Sunday, November 11, 2012

Curious and curiouser

CIA Director Petraeus resigns in sex scandal

Powerful men cheat

Iran attacks US drone in international airspace

You know it isn’t good when things make you question the official narrative but it is getting to the point where certain administration narratives are getting a bit threadbare.

Ok, CIA Director David Patraeus (former Army star and four-star as well as Gen. Betray-us on some fronts) apparently had an affair with his biographer. At least he said he had an extramarital affair with someone. Is that supposed to shock us?

It doesn’t shock me much, but then I remember having a president who allegedly had a number of sexual dalliances but it didn’t drive him to resign. Got him impeached, but the Senate couldn’t go along and accept that those dalliances rose to the level of high crimes and misdemeanors.

I don’t suspect that Gen. Patraeus’ dalliance rose to that level either, but I don’t know because I only know what I read in the news. Still, the abruptness of his resignation (according to the official timeline) either speaks very well of the man’s integrity (in that he would resign even before the information went public) or reeks of more nefarious motives, since he was scheduled to address a Congressional hearing next week on how the current administration seems to have bungled its efforts in Libya … as well as its response to the assault on (and subsequent death) of its ambassador to Libya while on a visit to its diplomatic facilities in Benghazi.

What actually strikes me almost humorous is the progressive reaction (on Huffington Post) that find something terribly wrong that “powerful” men seem to keep getting caught in sexual dalliances with women not their wives. Hello, it takes two to tango. I am sorry, but if the woman isn’t out there screaming it was rape, and in fact indicates that it was consensual, then I am not sure how the male half of the equation can be singled out for condemnation. In this case, it is pretty obvious – assuming that the “other party” that has been identified as being involved – that it indeed was consensual, then the trotting out of the “bad” men scenario seems a bit off base.

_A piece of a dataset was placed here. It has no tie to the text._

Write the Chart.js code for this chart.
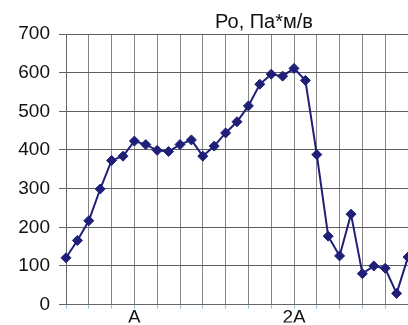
<!DOCTYPE html>
<html>
<head>
<meta charset="utf-8">
<script src="https://cdn.jsdelivr.net/npm/chart.js@4/dist/chart.umd.min.js"></script>
<style>
  html, body { margin: 0; padding: 0; background: #fff; overflow: hidden; }
  #wrap { position: relative; width: 408px; height: 325px; }
</style>
</head>
<body>
<div id="wrap"><canvas id="c" width="408" height="325"></canvas></div>
<script>
// Measurement positions along the x axis (axis units; "A" = 14, "2A" = 28)
const positions = [8, 9, 10, 11, 12, 13, 14, 15, 16, 17, 18, 19, 20, 21, 22, 23, 24, 25, 26, 27, 28, 29, 30, 31, 32, 33, 34, 35, 36, 37, 38];
// Ро, Па*м/в values
const values = [121, 166, 217, 299, 373, 384, 423, 414, 399, 396, 414, 426, 384, 410, 444, 473, 514, 570, 596, 591, 611, 580, 388, 177, 126, 234, 80, 100, 94, 29, 123];
// X tick labels
const xTickLabels = { 14: 'A', 28: '2A' };
const yTicks = [0, 100, 200, 300, 400, 500, 600, 700];
const titleText = 'Ро, Па*м/в';

const navy = '#1f1f78';
const gridCol = '#858585';
const font = 'Liberation Sans, Arial, sans-serif';

const titlePlugin = {
  id: 'customTitle',
  afterDraw(chart) {
    const ctx = chart.ctx;
    ctx.save();
    ctx.font = '20px ' + font;
    ctx.fillStyle = '#111';
    ctx.textAlign = 'center';
    ctx.textBaseline = 'alphabetic';
    ctx.fillText(titleText, 264, 28);
    ctx.restore();
  }
};

new Chart(document.getElementById('c'), {
  type: 'line',
  data: {
    datasets: [{
      data: positions.map((x, i) => ({ x: x, y: values[i] })),
      borderColor: navy,
      backgroundColor: navy,
      borderWidth: 2,
      pointStyle: 'rectRot',
      pointRadius: 5,
      pointBorderWidth: 1,
      pointBorderColor: navy,
      pointBackgroundColor: navy,
      tension: 0,
      clip: false
    }]
  },
  options: {
    responsive: false,
    animation: false,
    devicePixelRatio: 1,
    layout: { autoPadding: false, padding: { top: 34, right: 0, bottom: 0, left: 0 } },
    plugins: { legend: { display: false }, title: { display: false }, tooltip: { enabled: false } },
    scales: {
      x: {
        type: 'linear',
        min: 8,
        max: 38,
        afterFit(scale) { scale.height = 18; },
        border: { display: true, color: '#666', width: 1 },
        grid: { color: gridCol, lineWidth: 1, drawTicks: true, tickLength: 4, tickColor: '#9cc0d8' },
        ticks: {
          stepSize: 2,
          autoSkip: false,
          maxRotation: 0,
          padding: -2,
          color: '#111',
          font: { family: font, size: 19 },
          callback: (v) => xTickLabels[v] || ''
        }
      },
      y: {
        min: 0,
        max: 700,
        afterFit(scale) { scale.width = 66; },
        afterBuildTicks(scale) { scale.ticks = yTicks.map(v => ({ value: v })); },
        border: { display: true, color: '#666', width: 1 },
        grid: { color: '#5e5e5e', lineWidth: 1, drawTicks: true, tickLength: 7, tickColor: '#666' },
        ticks: {
          padding: 9,
          color: '#111',
          font: { family: font, size: 19 }
        }
      }
    }
  },
  plugins: [titlePlugin]
});
</script>
</body>
</html>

But I guess, given that Petraeus – in many other situations – appears to have been pretty much a straight shooter (unfortunately with the usual set of human failings and frailties), it helps to do what you can to cast whatever shadows on him when he is probably going to end up in front of a hostile House committee being interrogated under oath. Who knows what he might say that deviates from the official line put out by the administration. Now, at least, administration defenders can point to his obviously moral shortcomings and say that anything he says from now on can be discounted.

But, as I said, things are just a bit curious with the timing not only of this resignation, but the announcement the day after election was over that the week before the Iranians were busily shooting at a U.S. reconnaissance drone monitoring the approaches to the ports in Iraq and Kuwait. Of course, nothing nefarious there … the administration didn’t want to make it a political issue … which of course it would of and probably should have been … but that is something we know our current presidential administration would never do.

You couple that with the relief of the commander of a task group in the Arabian Sea, the fiasco at Benghazi, and you start to wonder: What the heck is going on here?